Luckily for the police in the case of Fearon, the suspect was using a “dumb” phone and thus the cellphone was permanently unlocked; any user had full access to the contents. So, what happens when the arrested suspect has an iPhone that is initially locked? The Court in Fearon did not address these circumstances other than by stating that cell phones, whether they are locked or unlocked, should afford their owners the same privacy protections. If a cell phone is password-protected, then as per your right to remain silent upon arrest (section 7 of the Charter), you do not have to provide the police your password. The police may try guessing your password or use some type of forensic tool on hand to unlock it during the search incident to arrest. Howeever, such forensic tools are limited, as iPhone’s security is one of the best and Apple has refused to provide any backdoors to the US Justice Department despite frequent requests (for example, the FBI spent over $1 million and 4 months through a third party to unlock the iPhone of the suspected shooter in the San Bernardino case). So, in the most likely case of a search incident to arrest, the police would be out of luck and would have to obtain a warrant to forensically search the phone.


However, the evolution of iPhone technology has granted new ways to unlock a phone. In 2013, Touch ID was introduced, which allowed you to unlock your iPhone with a fingerprint, followed by the infamous Face ID in 2017 that allowed you to unlock your iPhone via the front camera using facial recognition. If the police took your iPhone and pointed it at your face to unlock it with Face ID or used your finger in the case of Touch ID, would this be in violation of your right to remain silent? The case law on this is very limited; nothing has reached the Court in regard to biometric data (fingerprint or facial recognition) that function as a password for cell phones. In the lower courts, there appears to be a requirement of informed consent by the alleged suspect for a thumbprint to unlock an iPhone.


Technically, the Crown could argue that fingerprints and your face do not impact your bodily integrity in a search and are no different from collecting your DNA at an impaired driving checkpoint. However, I believe the Court should view your Face ID for an iPhone as an extension of your password, which is private to oneself. The act of providing a password or unlocking a phone is a form of testimony – you are choosing to not remain silent and give access to evidence that could directly implicate you in a crime.
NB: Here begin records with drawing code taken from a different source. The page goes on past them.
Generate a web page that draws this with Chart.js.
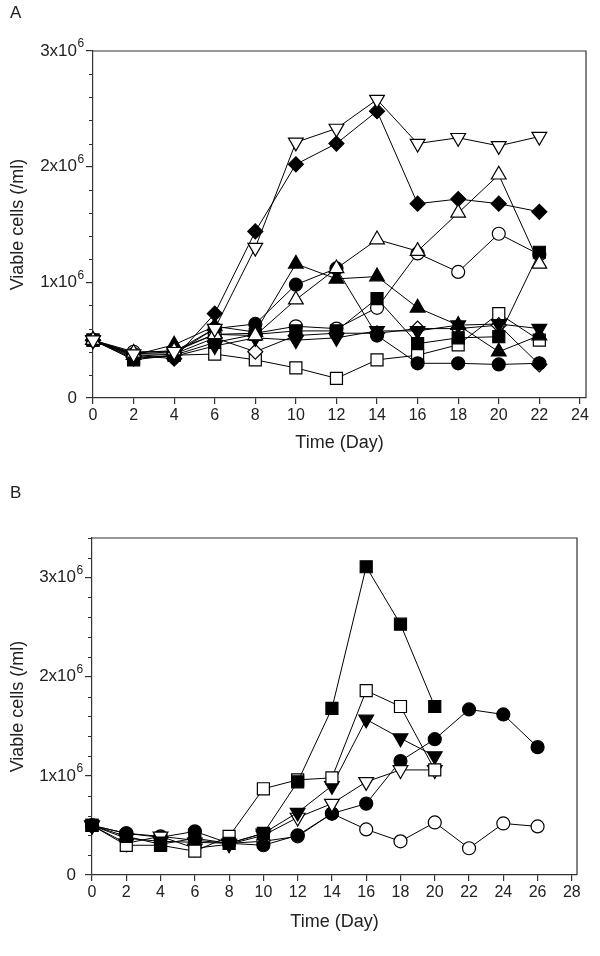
<!DOCTYPE html>
<html><head><meta charset="utf-8">
<script src="https://cdn.jsdelivr.net/npm/chart.js@4.4.0/dist/chart.umd.min.js"></script>
<style>
html,body{margin:0;padding:0;background:#fff;width:600px;height:956px;overflow:hidden;}
.panel{position:absolute;left:0;width:600px;}
#wa{top:0;height:470px;}
#wb{top:478px;height:478px;}
.lab{position:absolute;left:10px;font:17px "Liberation Sans",Arial,sans-serif;color:#222;}
</style></head><body>
<div id="wa" class="panel"><canvas id="ca"></canvas></div>
<div id="wb" class="panel"><canvas id="cb"></canvas></div>
<div class="lab" style="top:3px">A</div>
<div class="lab" style="top:483px">B</div>
<script>
// ---------- DATA (viable cells, x10^6 /ml) ----------
const daysA = [0,2,4,6,8,10,12,14,16,18,20,22];
const aOpenInvTri    = [0.50,0.38,0.40,0.60,1.30,2.21,2.33,2.58,2.20,2.25,2.18,2.26];
const aFilledDiamond = [0.50,0.37,0.34,0.73,1.44,2.02,2.20,2.48,1.68,1.72,1.68,1.61];
const aOpenTri       = [0.50,0.39,0.41,0.55,0.54,0.85,1.12,1.37,1.27,1.60,1.93,1.16];
const aOpenCircle    = [0.50,0.40,0.40,0.55,0.56,0.62,0.60,0.78,1.25,1.09,1.42,1.24];
const aOpenSquare    = [0.50,0.34,0.37,0.38,0.33,0.26,0.17,0.33,0.37,0.46,0.73,0.50];
const aFilledSquare  = [0.50,0.33,0.37,0.48,0.55,0.58,0.58,0.86,0.47,0.52,0.53,1.26];
const aFilledCircle  = [0.50,0.38,0.38,0.60,0.64,0.98,1.12,0.54,0.30,0.30,0.29,0.30];
const aFilledTri     = [0.50,0.37,0.46,0.62,0.57,1.16,1.03,1.05,0.78,0.63,0.40,0.54];
const aFilledInvTri  = [0.50,0.35,0.36,0.45,0.52,0.50,0.52,0.58,0.58,0.63,0.64,0.60];
const aOpenDiamond   = [0.50,0.36,0.38,0.52,0.40,0.54,0.56,0.56,0.60,0.60,0.63,0.29];

const daysB = [0,2,4,6,8,10,12,14,16,18,20,22,24,26];
const bFilledSquare  = [0.50,0.39,0.31,0.37,0.32,0.42,0.94,1.68,3.11,2.53,1.70];
const bOpenSquare    = [0.50,0.30,0.30,0.24,0.39,0.87,0.96,0.98,1.86,1.70,1.06];
const bFilledInvTri  = [0.50,0.37,0.34,0.33,0.32,0.42,0.63,0.90,1.57,1.38,1.20];
const bOpenInvTri    = [0.50,0.32,0.39,0.27,0.31,0.40,0.58,0.72,0.94,1.06,1.06];
const bFilledCircle  = [0.50,0.42,0.38,0.44,0.32,0.30,0.40,0.62,0.72,1.15,1.37,1.67,1.62,1.29];
const bOpenCircle    = [0.50,0.42,0.39,0.35,0.32,0.34,0.39,0.62,0.46,0.34,0.53,0.27,0.52,0.49];

const xTicksA = [0,2,4,6,8,10,12,14,16,18,20,22,24];
const xTicksB = [0,2,4,6,8,10,12,14,16,18,20,22,24,26,28];
const yTicksA = [0,1,2,3];
const yTicksB = [0,1,2,3];
const UNIT = 1e6;
const EXP = '6';

// ---------- STYLE ----------
const INK = '#333';
const FONT = '"Liberation Sans", Arial, sans-serif';
const YPAD = 9;
const shapes = {
  circle:  {pointStyle:'circle',   radius:6.5, rot:0},
  square:  {pointStyle:'rect',     radius:8.5, rot:0},
  diamond: {pointStyle:'rectRot',  radius:7.5, rot:0},
  tri:     {pointStyle:'triangle', radius:8.5, rot:0},
  invtri:  {pointStyle:'triangle', radius:8.5, rot:180}
};
function ds(days, vals, shape, filled){
  const s = shapes[shape];
  return {
    data: vals.map((v,i)=>({x:days[i], y:v*UNIT})),
    borderColor:'#000', borderWidth:1, clip:false,
    pointStyle:s.pointStyle, pointRadius:s.radius, pointRotation:s.rot,
    pointBackgroundColor: filled ? '#000' : '#fff',
    pointBorderColor:'#000', pointBorderWidth:1.2,
    showLine:true, tension:0, fill:false
  };
}
const frame = {
  id:'frame',
  afterDraw(chart){
    const {ctx, chartArea:a, scales:{y}} = chart;
    ctx.save();
    ctx.strokeStyle = INK; ctx.lineWidth = 1.2;
    ctx.beginPath();
    ctx.moveTo(a.left, a.top); ctx.lineTo(a.right, a.top); ctx.lineTo(a.right, a.bottom);
    ctx.stroke();
    // minor ticks every 0.2 x10^6
    ctx.lineWidth = 1;
    for (let k=1; k*0.2*UNIT <= y.max+1; k++){
      if (k%5===0) continue;
      const py = Math.round(y.getPixelForValue(k*0.2*UNIT))+0.5;
      ctx.beginPath(); ctx.moveTo(a.left-4, py); ctx.lineTo(a.left, py); ctx.stroke();
    }
    // superscript exponents on y tick labels
    ctx.fillStyle = '#222';
    ctx.font = '12px ' + FONT;
    ctx.textAlign = 'left'; ctx.textBaseline = 'middle';
    y.ticks.forEach(t=>{
      if (t.value === 0) return;
      const py = y.getPixelForValue(t.value);
      ctx.fillText(EXP, a.left - 7 - YPAD + 0.5, py - 7);
    });
    ctx.restore();
  }
};
function make(id, datasets, xmax, xticks, ymax, yticks, opt){
  return new Chart(document.getElementById(id), {
    type:'scatter',
    data:{datasets},
    plugins:[frame],
    options:{
      responsive:true, maintainAspectRatio:false, animation:false,
      layout:{padding:{top:opt.top, right:opt.right, left:0, bottom:0}},
      plugins:{legend:{display:false}, tooltip:{enabled:false}},
      scales:{
        x:{
          type:'linear', min:0, max:xmax,
          afterBuildTicks:s=>{s.ticks = xticks.map(v=>({value:v}));},
          afterFit:s=>{s.height = opt.xh;},
          grid:{drawOnChartArea:false, drawTicks:true, tickLength:6, color:INK, lineWidth:1.2},
          border:{display:true, color:INK, width:1.2},
          ticks:{color:'#222', font:{family:FONT, size:16}, padding:2, maxRotation:0, autoSkip:false},
          title:{display:true, text:'Time (Day)', color:'#222', font:{family:FONT, size:18}, padding:{top:0,bottom:opt.tpb}}
        },
        y:{
          type:'linear', min:0, max:ymax*UNIT,
          afterBuildTicks:s=>{s.ticks = yticks.map(v=>({value:v*UNIT}));},
          afterFit:s=>{s.width = opt.yw;},
          grid:{drawOnChartArea:false, drawTicks:true, tickLength:7, color:INK, lineWidth:1.2},
          border:{display:true, color:INK, width:1.2},
          ticks:{color:'#222', font:{family:FONT, size:17}, padding:YPAD,
                 callback:v => v===0 ? '0' : (v/UNIT)+'x10'},
          title:{display:true, text:'Viable cells (/ml)', color:'#222', font:{family:FONT, size:18}, padding:{top:7,bottom:0}}
        }
      }
    }
  });
}
make('ca', [
  ds(daysA, aOpenInvTri,'invtri',false),
  ds(daysA, aOpenTri,'tri',false),
  ds(daysA, aFilledDiamond,'diamond',true),
  ds(daysA, aFilledSquare,'square',true),
  ds(daysA, aFilledCircle,'circle',true),
  ds(daysA, aOpenCircle,'circle',false),
  ds(daysA, aFilledTri,'tri',true),
  ds(daysA, aFilledInvTri,'invtri',true),
  ds(daysA, aOpenDiamond,'diamond',false),
  ds(daysA, aOpenSquare,'square',false)
], 24.3, xTicksA, 3, yTicksA, {top:51, right:14, xh:72, yw:93, tpb:16});
make('cb', [
  ds(daysB, bFilledSquare,'square',true),
  ds(daysB, bOpenSquare,'square',false),
  ds(daysB, bFilledInvTri,'invtri',true),
  ds(daysB, bOpenInvTri,'invtri',false),
  ds(daysB, bFilledCircle,'circle',true),
  ds(daysB, bOpenCircle,'circle',false)
], 28.3, xTicksB, 3.4, yTicksB, {top:60, right:23, xh:81, yw:92, tpb:23});
</script>
</body></html>
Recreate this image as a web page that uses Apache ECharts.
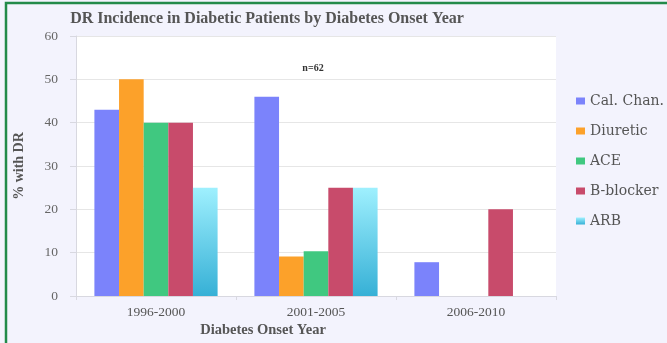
<!DOCTYPE html>
<html>
<head>
<meta charset="utf-8">
<script src="https://cdn.jsdelivr.net/npm/echarts@6/dist/echarts.min.js"></script>
<style>
	html, body { margin: 0; padding: 0; background: #f3f3fd; }
	#chart { width: 667px; height: 343px; }
</style>
</head>
<body>
<div id="chart"></div>
<script>
	const categories = ['1996-2000', '2001-2005', '2006-2010'];
	const calChan = [43, 46, 7.8];
	const diuretic = [50, 9.1, 0];
	const ace = [40, 10.3, 0];
	const bBlocker = [40, 25, 20];
	const arb = [25, 25, 0];
	const yTicks = [0, 10, 20, 30, 40, 50, 60];

	var chart = echarts.init(document.getElementById('chart'));

	const serif = '"Liberation Serif", "DejaVu Serif", serif';
	const wideSerif = '"DejaVu Serif", serif';
	const arbColor = new echarts.graphic.LinearGradient(0, 0, 0, 1, [
		{ offset: 0, color: '#9ff0fe' },
		{ offset: 1, color: '#36b0d6' }
	]);

	function bar(name, data, color) {
		return {
			name: name,
			type: 'bar',
			data: data.map(function(v) { return v === 0 ? '-' : v; }),
			barGap: '0%',
			barCategoryGap: '23%',
			itemStyle: { color: color },
			emphasis: { disabled: true }
		};
	}

	option = {
		backgroundColor: '#f3f3fd',
		animation: false,
		textStyle: { fontFamily: serif },
		title: [{
			text: 'DR Incidence in Diabetic Patients by Diabetes Onset Year',
			left: 262,
			textAlign: 'center',
			top: 6,
			textStyle: { color: '#555', fontSize: 16, fontWeight: 'bold', fontFamily: serif }
		}, {
			text: 'n=62',
			left: 308,
			textAlign: 'center',
			top: 58,
			textStyle: { color: '#333', fontSize: 10, fontWeight: 'bold', fontFamily: serif }
		}, {
			text: 'Diabetes Onset Year',
			left: 258,
			textAlign: 'center',
			top: 318,
			textStyle: { color: '#555', fontSize: 14.5, fontWeight: 'bold', fontFamily: serif }
		}],
		color: ['#7b83fb', '#fca12a', '#40c880', '#c84b6b', arbColor],
		graphic: [{
			type: 'polyline',
			shape: { points: [[6, 360], [6, 3], [700, 3]] },
			style: { fill: 'none', stroke: '#238a4a', lineWidth: 2.5 },
			silent: true
		}],
		legend: {
			data: ['Cal. Chan.', 'Diuretic', 'ACE', 'B-blocker', 'ARB'],
			orient: 'vertical',
			left: 571,
			top: 89,
			itemWidth: 9,
			itemHeight: 7,
			itemGap: 16,
			icon: 'rect',
			textStyle: { color: '#555', fontSize: 14, fontFamily: wideSerif }
		},
		grid: {
			left: 76,
			right: 111,
			top: 36,
			bottom: 47,
			show: true,
			backgroundColor: '#fff',
			borderWidth: 0
		},
		xAxis: {
			type: 'category',
			data: categories,
			axisLine: { lineStyle: { color: '#d8d8e0' } },
			axisTick: { show: true, length: 4, lineStyle: { color: '#d8d8e0' } },
			axisLabel: { color: '#555', fontSize: 13.5, margin: 9, fontFamily: serif }
		},
		yAxis: {
			type: 'value',
			min: yTicks[0],
			max: yTicks[yTicks.length - 1],
			interval: 10,
			name: '% with DR',
			nameLocation: 'middle',
			nameGap: 50,
			nameTextStyle: { color: '#555', fontSize: 14, fontWeight: 'bold', fontFamily: serif },
			axisLine: { show: true, lineStyle: { color: '#d8d8e0' } },
			axisTick: { show: true, length: 6, lineStyle: { color: '#d8d8e0' } },
			axisLabel: { color: '#666', fontSize: 13.5, margin: 18, fontFamily: serif },
			splitLine: { lineStyle: { color: '#e6e6e6' } }
		},
		series: [
			bar('Cal. Chan.', calChan, '#7b83fb'),
			bar('Diuretic', diuretic, '#fca12a'),
			bar('ACE', ace, '#40c880'),
			bar('B-blocker', bBlocker, '#c84b6b'),
			bar('ARB', arb, arbColor)
		]
	};

	chart.setOption(option);

	window.onresize = function() {
		chart.resize();
	}
</script>
</body>
</html>
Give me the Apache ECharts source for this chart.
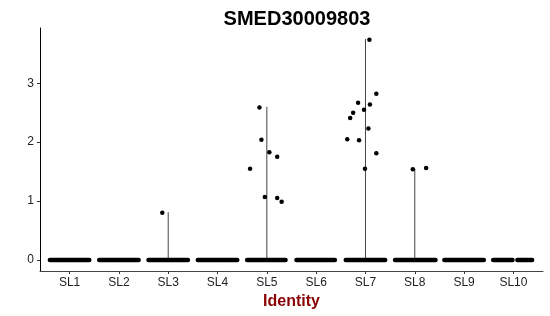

In a recent case before the Ontario Court of Justice (“the ONCJ”), the ONCJ declined to issue an assistance order requested by the police that would compel an accused to provide the password to his iPhone. In that case, the Crown argued that the password has no “incriminatory value or effect.” However, the ONCJ rejected this, stating that “[a]s a practical matter, without the assistance order, the evidence would never come into the hands of the police.” To force the accused to provide his password is to force the accused to provide something that only exists in his own mind. Furthermore, the ONCJ noted that, in some instances, “the Criminal Code which require a suspect or an accused to participate in providing or creating evidence, most particularly the DNA, fingerprinting, […]. The distinguishing feature in this case is the testimonial nature of the compulsion contemplated by the assistance order. Mr. Shergill will be required in effect to ‘speak his mind’ to the police. His assistance can only come about through an utterance conveying a thought in his head.”


Unfortunately, this statement still leaves Face ID for iPhones as an unknown, case-by-case situation. As usual, the courts are trailing the technological advances in our society. Nevertheless, if the interpretation of your iPhone’s Face ID is held to be the same as a password and thus a form of testimony against one-self, then you may be safe during a search incident to arrest. However, that may not stop the police from ignoring this by following the “informal” police doctrine of “ask for forgiveness later,” an unfortunate commonality of the evolution of police search powers.